Ever have one of those days where you want to ignore every single person on the planet (including your family), hole up in your favorite lounge pants with a cup of hot chocolate, and do nothing at all other than what makes you happy? I am having one of those days. So far, I’ve gotten the lounge pants bit down. The hot chocolate is going to happen here in a bit. The other stuff? Not likely.

Around here, we’re getting tormented by spring. She’s giving little promises of showing up, and no sooner does she pop her head around the corner than Old Man Winter smacks her upside the head and knocks her back a bit. I have daffodils blooming and it’s cold and wet and all around crummy outside, so I haven’t even been able to get outside to pull the weeds around them.

So, today, if the planets align just right, I might curl up for a while and work on finishing this bit of squishy goodness. Forgive the picture. I was too lazy to get up and take a decent photo. Seriously.

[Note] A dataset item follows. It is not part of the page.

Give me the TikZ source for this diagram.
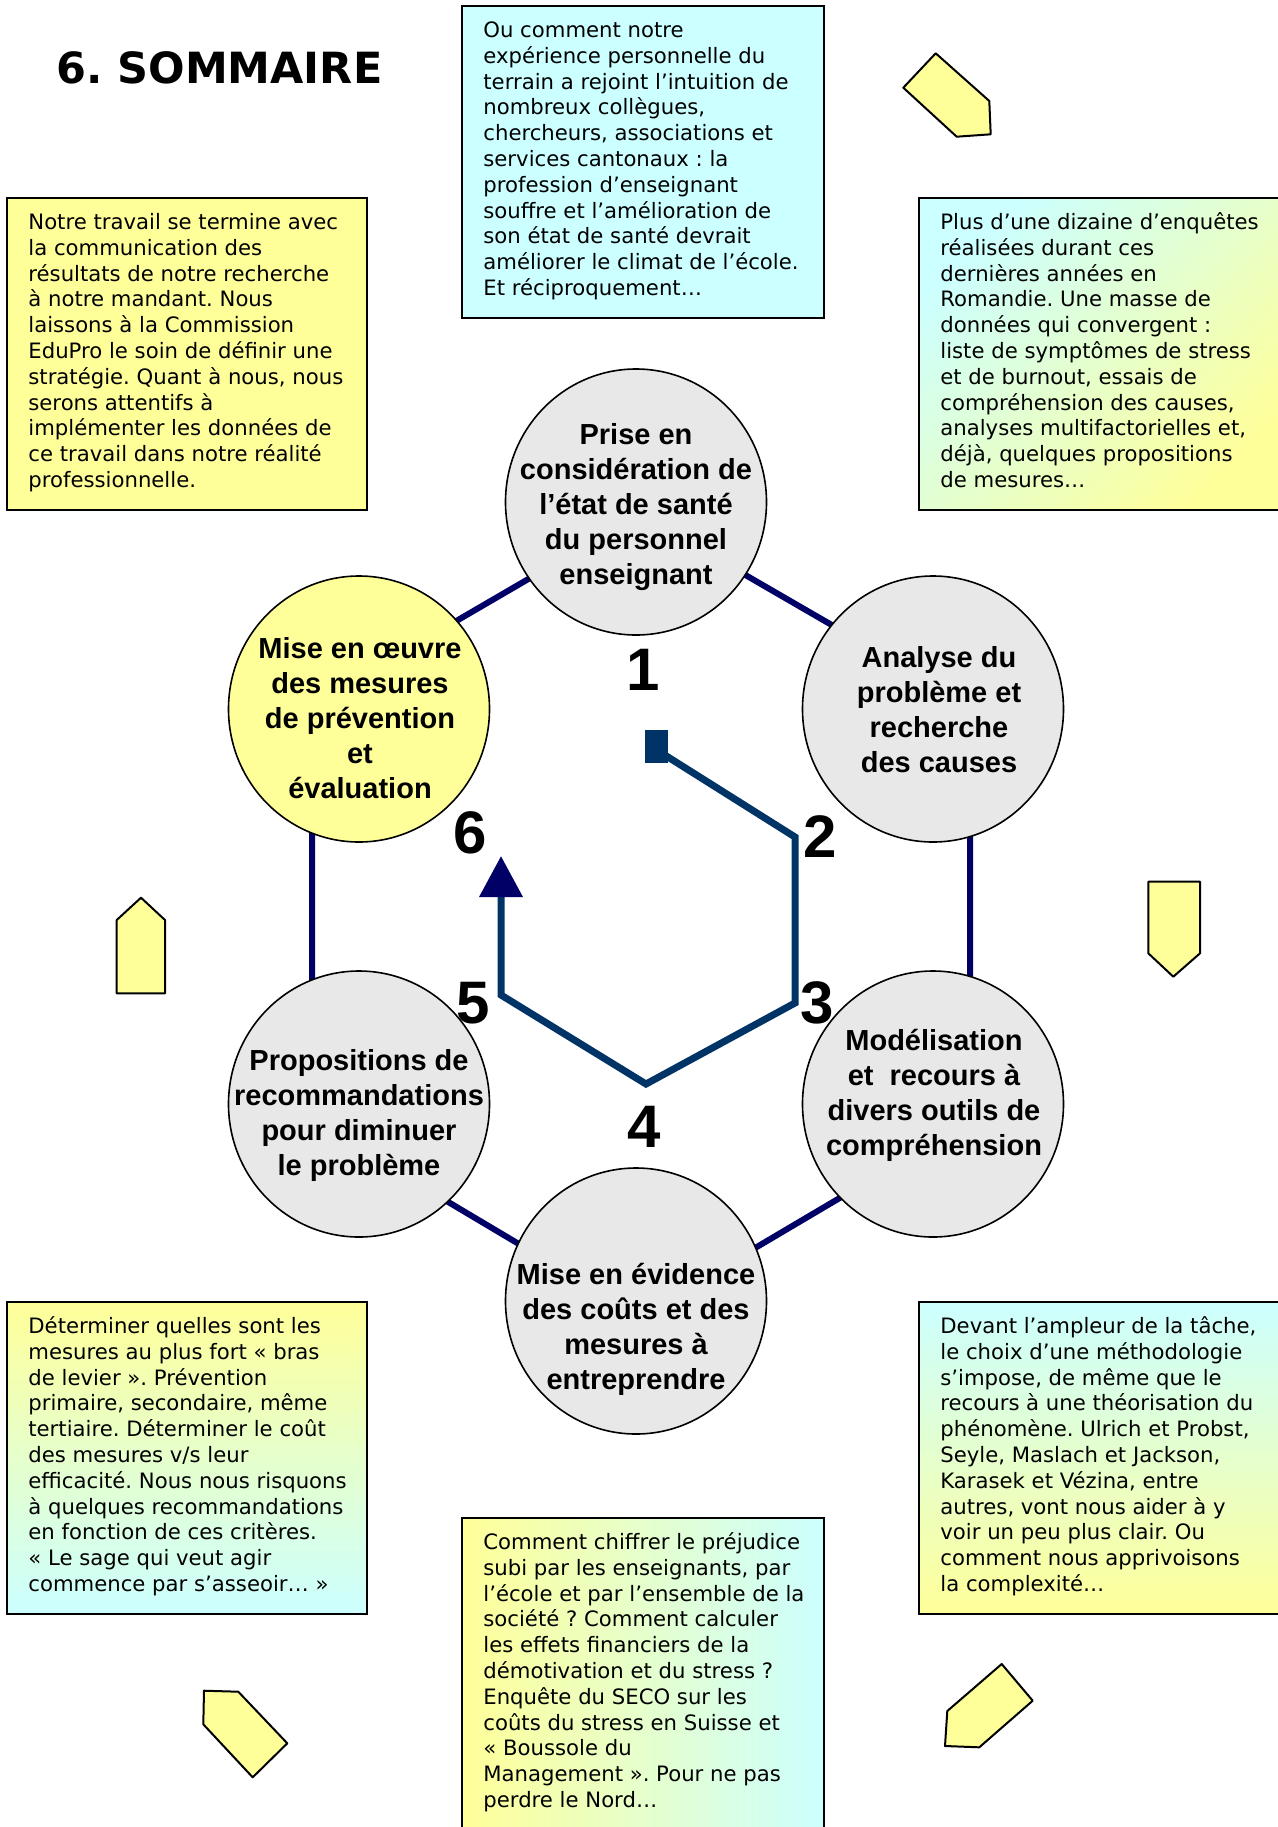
\documentclass[tikz,border=0pt]{standalone}
\usepackage{fontspec}
\setmainfont{DejaVu Sans}
\newfontfamily\arialfont{Liberation Sans}
\usetikzlibrary{shapes.geometric,arrows.meta}
\frenchspacing

\definecolor{paleyellow}{HTML}{FFFF99}
\definecolor{palecyan}{HTML}{CCFFFF}
\definecolor{bubblegray}{HTML}{E8E8E8}
\definecolor{hexnavy}{HTML}{000066}
\definecolor{flowblue}{HTML}{003366}

\begin{document}
\begin{tikzpicture}[x=0.5pt,y=-0.5pt,
  boxtxt/.style={anchor=north west, inner sep=0pt, align=left,
    font=\fontsize{10.6pt}{12.9pt}\selectfont},
  boxframe/.style={draw=black, line width=1pt},
  bubble/.style={ellipse, draw=black, line width=0.8pt, inner sep=0pt,
    minimum width=130.5pt, minimum height=133pt, fill=bubblegray},
  bubbletxt/.style={inner sep=0pt, align=center,
    font=\arialfont\bfseries\fontsize{14.5pt}{17.5pt}\selectfont},
  numlbl/.style={inner sep=0pt, font=\arialfont\bfseries\fontsize{30pt}{30pt}\selectfont},
  tag/.style={fill=paleyellow, draw=black, line width=1pt, line join=round},
  hexedge/.style={draw=hexnavy, line width=3pt, line join=miter},
  flow/.style={draw=flowblue, line width=3.5pt, line join=miter},
]
\fill[white] (0,0) rectangle (1278,1827);
\useasboundingbox (0,0) rectangle (1278,1827);

% ---- title
\node[anchor=west, inner sep=0pt, font=\bfseries\fontsize{21.5pt}{24pt}\selectfont]
  (title) at (56,68) {6. SOMMAIRE};

% ---- text boxes (corners)
\coordinate (bTopA) at (462,6);    \coordinate (bTopB) at (824,318);
\coordinate (bLeftA) at (7,198);   \coordinate (bLeftB) at (367,510);
\coordinate (bRightA) at (919,198);\coordinate (bRightB) at (1292,510);
\coordinate (bBLA) at (7,1302);    \coordinate (bBLB) at (367,1614);
\coordinate (bBRA) at (919,1302);  \coordinate (bBRB) at (1292,1614);
\coordinate (bBCA) at (462,1518);  \coordinate (bBCB) at (824,1842);

\fill[palecyan] (bTopA) rectangle (bTopB);
\draw[boxframe] (bTopA) rectangle (bTopB);
\fill[paleyellow] (bLeftA) rectangle (bLeftB);
\draw[boxframe] (bLeftA) rectangle (bLeftB);
\shade[top color=palecyan, bottom color=paleyellow, shading angle=45] (bRightA) rectangle (bRightB);
\draw[boxframe] (bRightA) rectangle (bRightB);
\shade[top color=paleyellow, bottom color=palecyan] (bBLA) rectangle (bBLB);
\draw[boxframe] (bBLA) rectangle (bBLB);
\shade[top color=palecyan, bottom color=paleyellow] (bBRA) rectangle (bBRB);
\draw[boxframe] (bBRA) rectangle (bBRB);
\shade[left color=paleyellow, right color=palecyan] (bBCA) rectangle (bBCB);
\draw[boxframe] (bBCA) rectangle (bBCB);

\node[boxtxt] (tTop) at ([shift={(21,13)}]bTopA) {\rule{0pt}{9pt}Ou comment notre\\
expérience personnelle du\\
terrain a rejoint l’intuition de\\
nombreux collègues,\\
chercheurs, associations et\\
services cantonaux~: la\\
profession d’enseignant\\
souffre et l’amélioration de\\
son état de santé devrait\\
améliorer le climat de l’école.\\
Et réciproquement…};

\node[boxtxt] (tLeft) at ([shift={(21,13)}]bLeftA) {\rule{0pt}{9pt}Notre travail se termine avec\\
la communication des\\
résultats de notre recherche\\
à notre mandant. Nous\\
laissons à la Commission\\
EduPro le soin de définir une\\
stratégie. Quant à nous, nous\\
serons attentifs à\\
implémenter les données de\\
ce travail dans notre réalité\\
professionnelle.};

\node[boxtxt] (tRight) at ([shift={(21,13)}]bRightA) {\rule{0pt}{9pt}Plus d’une dizaine d’enquêtes\\
réalisées durant ces\\
dernières années en\\
Romandie. Une masse de\\
données qui convergent~:\\
liste de symptômes de stress\\
et de burnout, essais de\\
compréhension des causes,\\
analyses multifactorielles et,\\
déjà, quelques propositions\\
de mesures…};

\node[boxtxt] (tBL) at ([shift={(21,13)}]bBLA) {\rule{0pt}{9pt}Déterminer quelles sont les\\
mesures au plus fort «~bras\\
de levier~». Prévention\\
primaire, secondaire, même\\
tertiaire. Déterminer le coût\\
des mesures v/s leur\\
efficacité. Nous nous risquons\\
à quelques recommandations\\
en fonction de ces critères.\\
«~Le sage qui veut agir\\
commence par s’asseoir…~»};

\node[boxtxt] (tBR) at ([shift={(21,13)}]bBRA) {\rule{0pt}{9pt}Devant l’ampleur de la tâche,\\
le choix d’une méthodologie\\
s’impose, de même que le\\
recours à une théorisation du\\
phénomène. Ulrich et Probst,\\
Seyle, Maslach et Jackson,\\
Karasek et Vézina, entre\\
autres, vont nous aider à y\\
voir un peu plus clair. Ou\\
comment nous apprivoisons\\
la complexité…};

\node[boxtxt] (tBC) at ([shift={(21,13)}]bBCA) {\rule{0pt}{9pt}Comment chiffrer le préjudice\\
subi par les enseignants, par\\
l’école et par l’ensemble de la\\
société~? Comment calculer\\
les effets financiers de la\\
démotivation et du stress~?\\
Enquête du SECO sur les\\
coûts du stress en Suisse et\\
«~Boussole du\\
Management~». Pour ne pas\\
perdre le Nord…};

% ---- small direction tags between the boxes
\draw[tag] (903.3,87.7) -- (935.7,53.3) -- (989.3,101) -- (990.7,134.3) -- (956.7,136.7) -- cycle;
\draw[tag] (1148.3,881.7) -- (1200,881.7) -- (1200,953.3) -- (1173.3,976.7) -- (1148.3,953.3) -- cycle;
\draw[tag] (1001.7,1664) -- (1032.7,1700.7) -- (979.3,1747.3) -- (945,1746) -- (947.3,1711) -- cycle;
\draw[tag] (204,1690.7) -- (238.3,1691.7) -- (287.3,1743.3) -- (252.7,1777.3) -- (203.3,1724.3) -- cycle;
\draw[tag] (141,897.7) -- (165,920) -- (165,993.3) -- (116.7,993.3) -- (116.7,920) -- cycle;

% ---- hexagon behind the six stages
\coordinate (h1) at (640,514);
\coordinate (h2) at (970,705);
\coordinate (h3) at (970,1121);
\coordinate (h4) at (640,1316);
\coordinate (h5) at (312,1121);
\coordinate (h6) at (312,705);
\draw[hexedge] (h1) -- (h2) -- (h3) -- (h4) -- (h5) -- (h6) -- cycle;

% ---- six stages
\node[bubble] (c1) at (636,502) {};
\node[bubble] (c2) at (933,709) {};
\node[bubble] (c3) at (933,1104) {};
\node[bubble] (c4) at (636,1301) {};
\node[bubble] (c5) at (359,1104) {};
\node[bubble, fill=paleyellow] (c6) at (359,709) {};

\node[bubbletxt] (l1) at ([shift={(0,5)}]c1) {Prise en\\considération de\\l’état de santé\\du personnel\\enseignant};
\node[bubbletxt] (l2) at ([shift={(6,1)}]c2) {Analyse du\\problème et\\recherche\\des causes};
\node[bubbletxt] (l3) at ([shift={(1,-9)}]c3) {Modélisation\\et\ \ recours à\\divers outils de\\compréhension};
\node[bubbletxt] (l4) at ([shift={(0,28)}]c4) {Mise en évidence\\des coûts et des\\mesures à\\entreprendre};
\node[bubbletxt] (l5) at ([shift={(0,11)}]c5) {Propositions de\\recommandations\\pour diminuer\\le problème};
\node[bubbletxt] (l6) at ([shift={(1,9)}]c6) {Mise en œuvre\\des mesures\\de prévention\\et\\évaluation};

% ---- inner cycle path with start marker and arrow head
\coordinate (p0) at (660,752);
\coordinate (p1) at (795,837);
\coordinate (p2) at (795,1003);
\coordinate (p3) at (646,1084);
\coordinate (p4) at (501,995);
\coordinate (p5) at (501,856);
\coordinate (sqA) at (645,730);
\coordinate (sqB) at (668,763);
\draw[flow, -{Triangle[width=21pt,length=20.5pt,color=hexnavy]}]
  (p0) -- (p1) -- (p2) -- (p3) -- (p4) -- (p5);
\fill[flowblue] (sqA) rectangle (sqB);

% ---- stage numbers
\node[numlbl] (n1) at (643,670) {1};
\node[numlbl] (n2) at (820,837) {2};
\node[numlbl] (n3) at (817,1003) {3};
\node[numlbl] (n4) at (644,1127) {4};
\node[numlbl] (n5) at (473,1003) {5};
\node[numlbl] (n6) at (470,833) {6};
\end{tikzpicture}
\end{document}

I was that damn lazy.

Cowl

Cowl

It’s coming along much better (and I’m happier with it) since I frogged the whole thing again and got rid of the wretched curling edge.

 

Once the kids are in bed for the night, I’m hoping to cut into some of this yummy awesomeness and get a bunch of 2.5 inch squares made for the top of the Granny Squares Quilt ala Blue Elephant Stitches.

California Girl

California Girl by Fig Tree & Co. for Moda

California Girl is, hands-down, my favorite fabric collection ever. So far. When it comes out in yardage, I might just buy it, wrap myself up in it, and stay that way for a month or two. Right now, though, I’m going to find a snuggly blanket to wrap up in while I sip my hot chocolate and knit. (For the record, I’m very glad I’m not in school. My kids are trying to diligently work on their school assignments, but I think they feel like snuggling in for the day every bit as much as I do.)